Poor Diversification Contributed to Nigerian Recession
A recent report by the International Monetary Fund, which lays out a plan to ensure future economic growth in Nigeria, suggests that Nigeria’s economy remains largely vulnerable, mainly due to the fact that Nigeria remains heavily dependent on oil exports and lacks diversification. According to the IMF report, “Reforms under the government’s Economic Recovery and Growth Plan have resulted in insignificant strides in strengthening the business environment and steps to improve governance.” Concern remains regarding Nigeria’s weak banking sector, creeping inflation and dependence on oil.
Nigeria’s recovery began largely due to a surge in the price of crude petroleum after a long slump. Foreign investment interest has increased in the wake of the Nigerian government relaxing exchange rates. Furthermore, interest rates remain relatively low, which also draws a large amount of interest from foreign investors. The U.S. foreign assistance program to Nigeria for FY 2019 is projected to provide $351 million in foreign assistance. Issues of health and poverty aid make up the largest portion of the budget. With continued foreign assistance and investment, Nigeria’s economy could see further economic growth and development.
Successes in Poverty Reduction Seen in Midst of Recession
As Nigeria continues to receive large amounts of foreign assistance, the economic recession created greater issues due to high unemployment and flat poverty levels.
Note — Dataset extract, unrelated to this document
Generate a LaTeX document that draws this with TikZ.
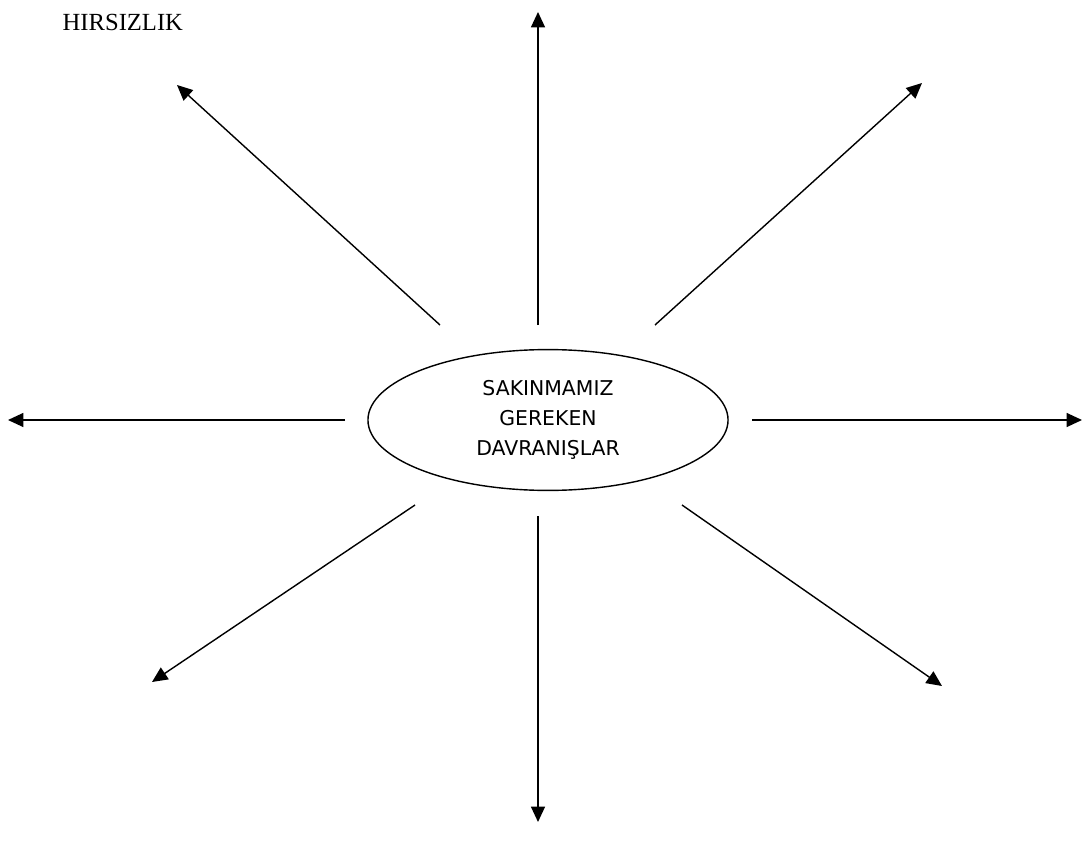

However, it is apparent that Nigeria has seen successful reductions in total poverty in comparison to previous decades. According to World Bank, 50.2 percent of Nigerian citizens live in slums. In 1990, the percentage of those living in slums was a towering 70 percent. In order to further reduce poverty levels across the country, Nigeria’s post-recession economy is seeking to generate future growth.
Efforts on the part of the Nigerian government to avoid a future recession look quite promising. Exchange and interest rates have been decreased, drawing increased foreign investment. Other reforms have sought to strengthen oil exports and diversify the Nigerian economy.
Nigeria’s Post-Recession Economy Looks to Build on Its Strengths
As the Nigerian economy has begun to expand after the recession, an all-time record of $130 million in outside capital has been generated by the service sector of the economy. Furthermore, nominal GDP growth in the manufacturing sector has totaled around 9.2 percent, which is 5.64 percent higher than growth in previous quarters. This is a notable achievement in the Nigerian government’s plan to diversify job growth in different sectors of the economy. In the fourth quarter of 2017, agricultural exports accounted for roughly 24 percent of the Nigerian economy. This is a large increase when compared to previous years where oil was the predominant export.
Although poverty continues to be an issue in Nigeria, there has been great progress in economic growth. Agriculture, manufacturing and the service sectors have seen positive changes in the wake of the recession. This has helped decrease unemployment and points to a brighter future for Nigeria. With continued foreign assistance and capital investment, Nigeria can undo the effects of the recession and address other prevalent issues. As of today, Nigeria’s post-recession economy is seeking to generate future growth, and the numbers look promising.